Was war bei dem Unfall passiert? Nach ersten Ermittlungen der Polizei war der rücksichtslose Autofahrer mit hohem Tempo an zwei vor der roten Ampel auf Höhe der Einmündung Sandstraße stehenden Autos vorbeigerast. Beim Einfädeln erfasste das Fahrzeug den Rentner, der von dem Auto noch 50 Meter mitgeschleift wurde. Bei der Schwere der Verletzungen konnte der Notarzt nicht mehr helfen.

Zeugen merkten sich das Kennzeichen. Der Halter war schnell ermittelt und wurde zunächst verdächtigt. Der heute 32-Jährige gab allerdings an, dass es mehrere Schlüssel für das Auto gebe. Er sei nicht gefahren. Alle Familienmitglieder könnten das Auto nutzen. Er konnte oder wollte offensichtlich auch nicht sagen, wer den blauen Polo gefahren hat.

Die Beamten stießen bei der Familie auf eine Mauer des Schweigens. Doch der Fall ließ den Kommissaren keine Ruhe. Akribisch suchten sie nach Ansatzpunkten, sammelten Spuren, Zeugenaussagen und werteten sie aus - mit Erfolg. Im März präsentierten die Ermittler der Staatsanwaltschaft einen Verdächtigen, einen damals 40 Jahre alten Verwandten des Fahrzeughalters und jetzigen Angeklagten. Spuren auf der Oberbekleidung des Mannes, die die Polizei zuvor sichergestellt hatte, brachte die Polizisten auf die Spur des Tatverdächtigen.

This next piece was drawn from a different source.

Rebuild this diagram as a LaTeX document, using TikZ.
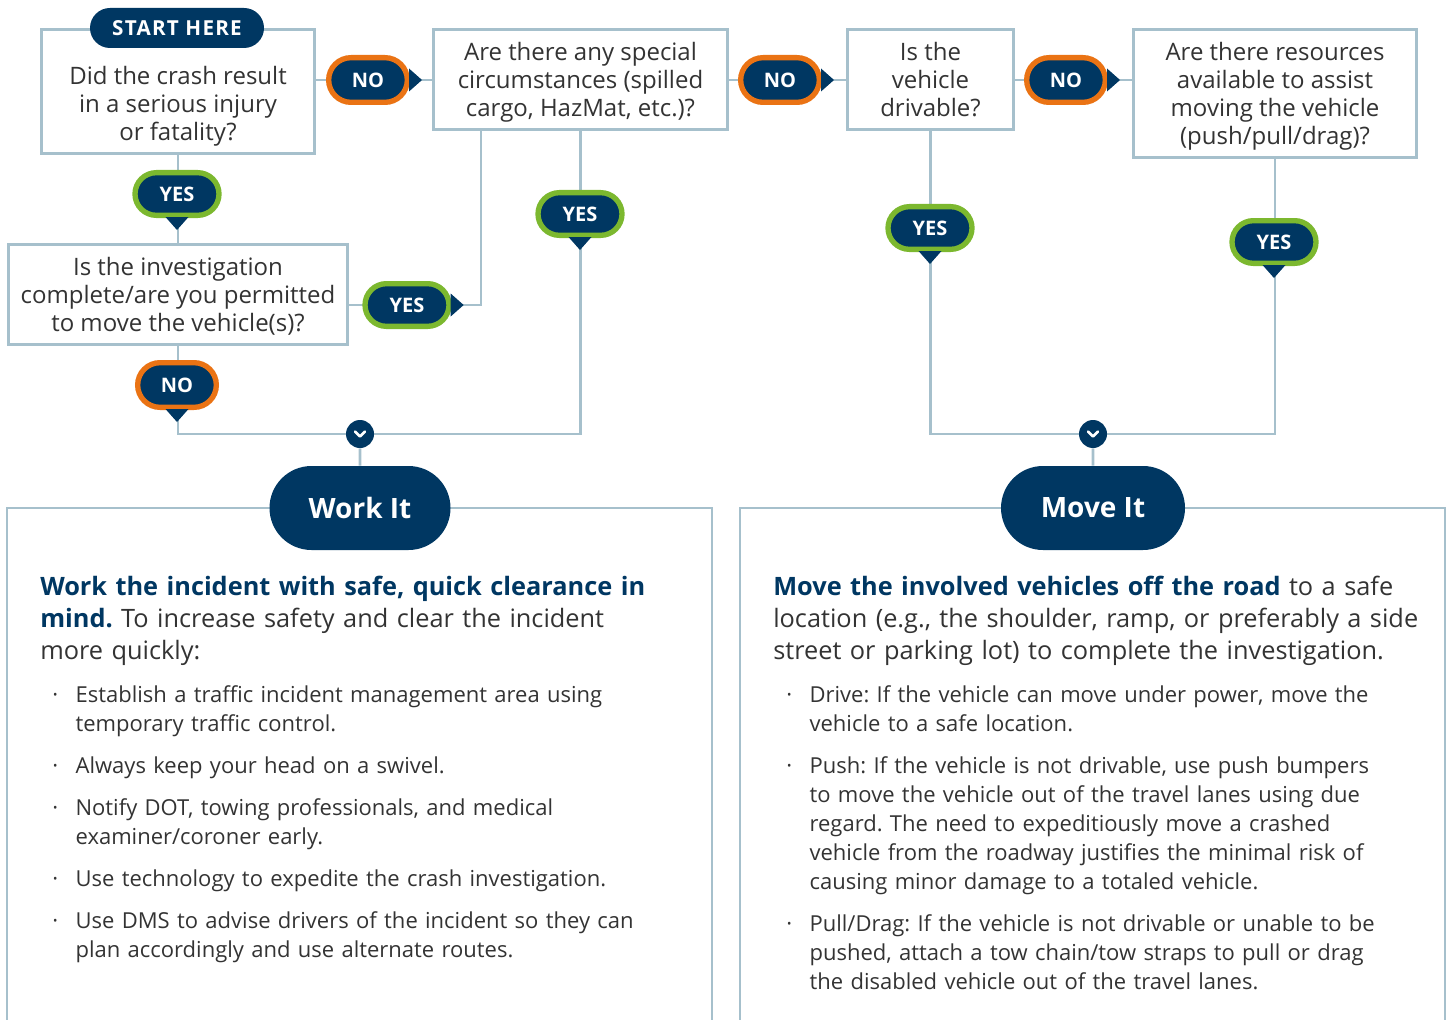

Ein Labor konnte darin gefundene Glassplitter eindeutig den Scheiben des Unfallwagens, eines blauen Polos, zuordnen. Sie bestätigten den Verdacht, dass die Jacke während der Fahrt getragen wurde. Bei der Durchsuchung der Wohnung des Verdächtigen stellten die Beamten unter anderem mehrere Mobiltelefone sicher. Für die Staatsanwaltschaft Bonn reichten die Verdachtsmomente aus. Sie erhob Anklage wegen des Verdachts der fahrlässigen Tötung, Unfallflucht und Gefährdung des Straßenverkehrs. Laut Staatsanwaltschaft bestreitet der arbeitslose Angeklagte, der nach eigenen Angaben ab und zu als Automechaniker arbeitet, der gesuchte Fahrer zu sein. Der Mann ist für die Polizei allerdings kein unbeschriebenes Blatt. Er musste sich bereits mehrfach vor Gericht wegen verschiedener Verkehrsdelikte verantworten. Er wurde sogar schon einmal verurteilt, weil er einen Menschen umgefahren hat.

Trotz der Indizien und Hinweise entschied das zuständige Amtsgericht Siegburg im September, kein Hauptverfahren gegen den Angeklagten zu eröffnen. Dem Gericht war die Beweislage zu dünn. Das Amtsgericht hält einen Freispruch für wahrscheinlicher als eine Verurteilung.

Die Staatsanwaltschaft und die Nebenkläger blieben indes bei ihrer Auffassung und legten Beschwerde beim Bonner Landgericht ein. Der Beschwerde ist stattgegeben worden, weil auch das Landgericht den Tatverdacht als hinreichend ansieht. Im März kommenden Jahres wird der Verdächtige nun auf der Anklagebank in Siegburg sitzen.